## Recorded data
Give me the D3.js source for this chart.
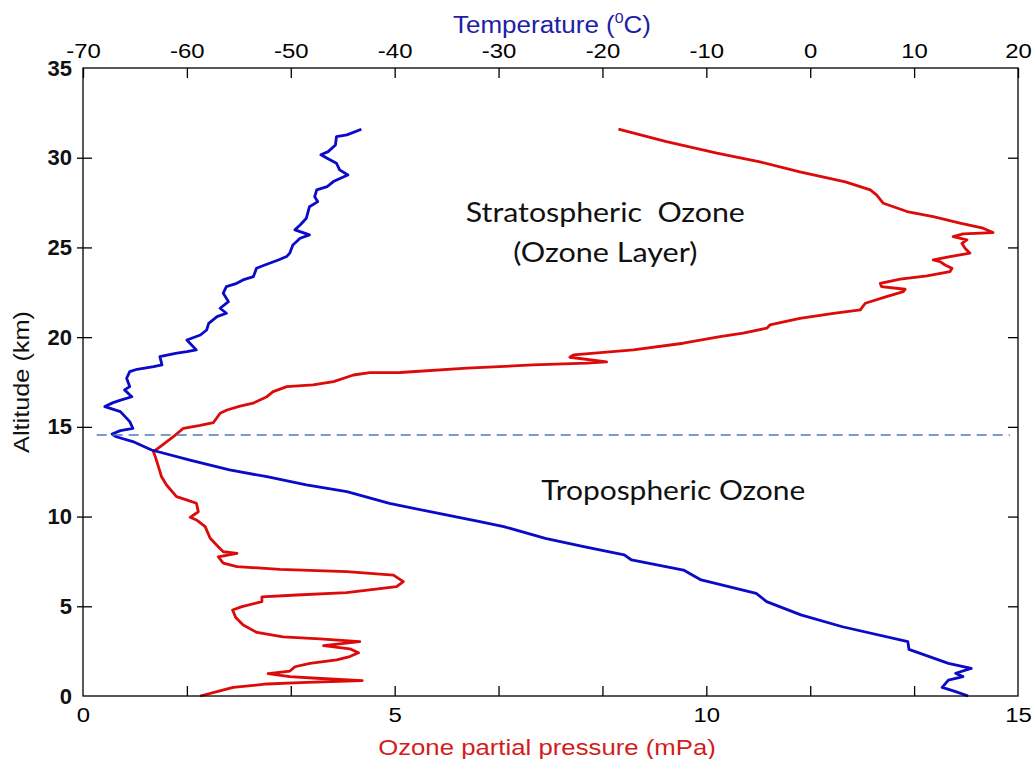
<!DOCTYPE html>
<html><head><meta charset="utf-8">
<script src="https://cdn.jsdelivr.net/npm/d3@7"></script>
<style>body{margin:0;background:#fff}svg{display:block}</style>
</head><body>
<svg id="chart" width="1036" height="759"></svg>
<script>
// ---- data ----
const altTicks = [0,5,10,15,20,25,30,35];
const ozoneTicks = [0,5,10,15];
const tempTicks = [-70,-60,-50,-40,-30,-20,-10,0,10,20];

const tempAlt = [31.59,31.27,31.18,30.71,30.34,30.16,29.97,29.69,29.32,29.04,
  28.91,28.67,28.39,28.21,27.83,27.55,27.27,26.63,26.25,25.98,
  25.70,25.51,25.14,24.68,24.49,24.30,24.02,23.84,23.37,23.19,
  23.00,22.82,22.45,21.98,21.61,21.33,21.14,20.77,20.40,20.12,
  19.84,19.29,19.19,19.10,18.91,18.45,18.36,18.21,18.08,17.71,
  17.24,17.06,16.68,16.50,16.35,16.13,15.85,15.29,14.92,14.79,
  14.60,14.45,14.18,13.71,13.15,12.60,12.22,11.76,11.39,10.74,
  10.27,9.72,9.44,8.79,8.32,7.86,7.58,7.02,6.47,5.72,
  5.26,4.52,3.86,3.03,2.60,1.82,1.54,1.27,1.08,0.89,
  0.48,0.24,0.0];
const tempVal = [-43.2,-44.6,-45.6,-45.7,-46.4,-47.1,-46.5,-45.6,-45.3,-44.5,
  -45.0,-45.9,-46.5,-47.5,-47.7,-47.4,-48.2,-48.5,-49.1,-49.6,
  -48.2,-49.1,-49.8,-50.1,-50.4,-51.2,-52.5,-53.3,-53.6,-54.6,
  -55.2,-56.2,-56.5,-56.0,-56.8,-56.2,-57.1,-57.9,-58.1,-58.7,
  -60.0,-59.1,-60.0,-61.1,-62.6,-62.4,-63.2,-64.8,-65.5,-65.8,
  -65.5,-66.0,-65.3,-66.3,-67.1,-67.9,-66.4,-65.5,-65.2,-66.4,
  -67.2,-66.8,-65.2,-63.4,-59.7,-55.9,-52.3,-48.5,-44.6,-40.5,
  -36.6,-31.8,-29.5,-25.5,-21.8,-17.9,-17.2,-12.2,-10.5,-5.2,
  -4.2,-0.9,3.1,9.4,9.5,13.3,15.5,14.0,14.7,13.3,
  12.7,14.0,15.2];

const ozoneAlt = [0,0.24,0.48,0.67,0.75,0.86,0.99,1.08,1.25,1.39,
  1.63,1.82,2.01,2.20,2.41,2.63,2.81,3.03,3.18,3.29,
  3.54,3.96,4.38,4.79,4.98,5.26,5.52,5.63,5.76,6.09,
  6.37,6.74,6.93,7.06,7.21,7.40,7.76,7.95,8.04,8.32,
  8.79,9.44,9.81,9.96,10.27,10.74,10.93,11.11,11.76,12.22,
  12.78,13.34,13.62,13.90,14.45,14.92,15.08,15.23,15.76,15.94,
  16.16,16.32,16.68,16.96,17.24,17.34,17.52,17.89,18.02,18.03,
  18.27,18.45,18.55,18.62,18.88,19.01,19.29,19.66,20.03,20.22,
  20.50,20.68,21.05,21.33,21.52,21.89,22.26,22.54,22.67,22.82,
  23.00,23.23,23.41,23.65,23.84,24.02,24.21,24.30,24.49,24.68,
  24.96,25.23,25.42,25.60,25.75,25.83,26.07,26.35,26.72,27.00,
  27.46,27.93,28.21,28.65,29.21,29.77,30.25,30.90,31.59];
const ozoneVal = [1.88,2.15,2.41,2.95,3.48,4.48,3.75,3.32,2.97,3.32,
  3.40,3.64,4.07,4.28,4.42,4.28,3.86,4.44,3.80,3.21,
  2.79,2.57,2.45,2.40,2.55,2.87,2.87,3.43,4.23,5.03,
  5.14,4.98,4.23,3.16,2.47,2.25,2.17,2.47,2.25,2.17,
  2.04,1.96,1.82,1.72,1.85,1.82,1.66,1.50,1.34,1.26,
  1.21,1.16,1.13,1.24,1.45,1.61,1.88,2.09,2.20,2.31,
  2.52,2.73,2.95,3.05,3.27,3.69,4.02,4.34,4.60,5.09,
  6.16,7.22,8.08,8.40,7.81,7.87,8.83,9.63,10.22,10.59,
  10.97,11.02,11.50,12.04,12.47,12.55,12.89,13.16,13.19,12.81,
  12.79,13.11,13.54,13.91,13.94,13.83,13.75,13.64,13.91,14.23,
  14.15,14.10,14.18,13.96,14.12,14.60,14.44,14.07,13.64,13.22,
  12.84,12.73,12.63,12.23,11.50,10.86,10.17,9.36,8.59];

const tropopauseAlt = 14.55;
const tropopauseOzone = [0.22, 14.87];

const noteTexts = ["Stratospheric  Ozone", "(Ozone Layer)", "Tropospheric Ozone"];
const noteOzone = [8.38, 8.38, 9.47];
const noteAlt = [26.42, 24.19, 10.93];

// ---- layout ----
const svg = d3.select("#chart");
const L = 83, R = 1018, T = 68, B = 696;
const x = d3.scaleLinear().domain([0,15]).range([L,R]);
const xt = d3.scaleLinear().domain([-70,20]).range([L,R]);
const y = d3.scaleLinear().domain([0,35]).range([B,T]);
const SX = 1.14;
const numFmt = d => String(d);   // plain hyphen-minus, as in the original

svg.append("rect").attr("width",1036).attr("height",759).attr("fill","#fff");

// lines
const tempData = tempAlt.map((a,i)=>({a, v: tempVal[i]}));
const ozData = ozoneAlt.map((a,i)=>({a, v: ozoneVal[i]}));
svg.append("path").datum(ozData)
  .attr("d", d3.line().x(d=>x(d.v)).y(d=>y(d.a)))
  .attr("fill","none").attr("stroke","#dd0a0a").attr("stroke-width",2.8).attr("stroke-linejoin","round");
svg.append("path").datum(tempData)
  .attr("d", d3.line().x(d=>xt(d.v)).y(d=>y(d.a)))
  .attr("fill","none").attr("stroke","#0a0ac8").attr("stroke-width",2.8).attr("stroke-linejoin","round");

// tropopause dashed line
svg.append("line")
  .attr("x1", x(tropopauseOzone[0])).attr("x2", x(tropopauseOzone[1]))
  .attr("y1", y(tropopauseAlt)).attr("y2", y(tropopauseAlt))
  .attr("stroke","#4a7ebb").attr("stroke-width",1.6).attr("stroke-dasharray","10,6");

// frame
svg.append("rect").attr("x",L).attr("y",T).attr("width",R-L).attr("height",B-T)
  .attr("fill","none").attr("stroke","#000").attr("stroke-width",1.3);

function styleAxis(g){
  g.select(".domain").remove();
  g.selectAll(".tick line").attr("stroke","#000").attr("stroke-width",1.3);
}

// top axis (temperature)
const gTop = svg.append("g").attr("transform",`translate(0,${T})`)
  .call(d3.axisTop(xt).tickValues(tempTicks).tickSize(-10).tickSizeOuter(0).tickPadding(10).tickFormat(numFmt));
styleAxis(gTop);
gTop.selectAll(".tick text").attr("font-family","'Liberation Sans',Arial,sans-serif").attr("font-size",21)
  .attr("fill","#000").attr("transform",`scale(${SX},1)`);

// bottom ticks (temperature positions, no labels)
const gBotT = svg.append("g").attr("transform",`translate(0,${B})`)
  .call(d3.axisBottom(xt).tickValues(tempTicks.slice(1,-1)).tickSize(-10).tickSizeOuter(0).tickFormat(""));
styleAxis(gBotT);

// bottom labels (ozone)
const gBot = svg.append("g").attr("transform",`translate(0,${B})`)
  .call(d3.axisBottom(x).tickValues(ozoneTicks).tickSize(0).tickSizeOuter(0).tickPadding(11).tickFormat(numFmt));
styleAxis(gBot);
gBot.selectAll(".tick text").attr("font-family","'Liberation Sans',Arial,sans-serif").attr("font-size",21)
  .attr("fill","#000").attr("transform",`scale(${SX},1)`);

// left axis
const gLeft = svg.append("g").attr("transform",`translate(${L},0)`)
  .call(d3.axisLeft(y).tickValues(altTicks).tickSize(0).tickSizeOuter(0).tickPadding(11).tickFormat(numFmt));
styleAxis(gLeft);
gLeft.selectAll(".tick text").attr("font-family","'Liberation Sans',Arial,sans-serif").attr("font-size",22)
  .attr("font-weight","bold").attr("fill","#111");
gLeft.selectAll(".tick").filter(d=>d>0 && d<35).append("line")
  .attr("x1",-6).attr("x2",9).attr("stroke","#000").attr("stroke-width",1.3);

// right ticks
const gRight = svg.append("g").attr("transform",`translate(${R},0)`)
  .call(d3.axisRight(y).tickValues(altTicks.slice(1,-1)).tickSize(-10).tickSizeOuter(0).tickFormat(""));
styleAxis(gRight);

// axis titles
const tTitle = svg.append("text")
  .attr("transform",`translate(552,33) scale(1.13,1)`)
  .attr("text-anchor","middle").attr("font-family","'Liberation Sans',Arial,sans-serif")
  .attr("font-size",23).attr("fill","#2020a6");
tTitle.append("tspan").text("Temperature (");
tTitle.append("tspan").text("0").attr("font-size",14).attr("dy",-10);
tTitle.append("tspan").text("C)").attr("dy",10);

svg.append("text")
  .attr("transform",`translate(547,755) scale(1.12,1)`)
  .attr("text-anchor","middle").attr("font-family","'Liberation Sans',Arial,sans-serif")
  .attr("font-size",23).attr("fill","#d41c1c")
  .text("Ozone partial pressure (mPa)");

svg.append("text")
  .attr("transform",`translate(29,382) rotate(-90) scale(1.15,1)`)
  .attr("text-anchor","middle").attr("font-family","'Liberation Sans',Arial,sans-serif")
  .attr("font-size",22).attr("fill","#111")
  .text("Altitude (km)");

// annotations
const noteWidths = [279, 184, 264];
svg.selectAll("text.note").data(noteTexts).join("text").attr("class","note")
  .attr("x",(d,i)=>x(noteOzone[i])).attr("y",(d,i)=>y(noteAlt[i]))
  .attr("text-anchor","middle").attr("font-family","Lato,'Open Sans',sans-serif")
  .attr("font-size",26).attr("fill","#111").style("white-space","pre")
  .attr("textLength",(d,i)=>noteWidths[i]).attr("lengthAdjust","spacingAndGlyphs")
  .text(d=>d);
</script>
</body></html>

## The problem
Every line from the start of the listing above through the line with "const tempTicks = [-70,-60,-50,-40,-30,-20,-10,0,10,20];" should be repeated exactly; skip the pictures and add nothing else.

## Exercise answer
Give me the D3.js source for this chart.
<!DOCTYPE html>
<html><head><meta charset="utf-8">
<script src="https://cdn.jsdelivr.net/npm/d3@7"></script>
<style>body{margin:0;background:#fff}svg{display:block}</style>
</head><body>
<svg id="chart" width="1036" height="759"></svg>
<script>
// ---- data ----
const altTicks = [0,5,10,15,20,25,30,35];
const ozoneTicks = [0,5,10,15];
const tempTicks = [-70,-60,-50,-40,-30,-20,-10,0,10,20];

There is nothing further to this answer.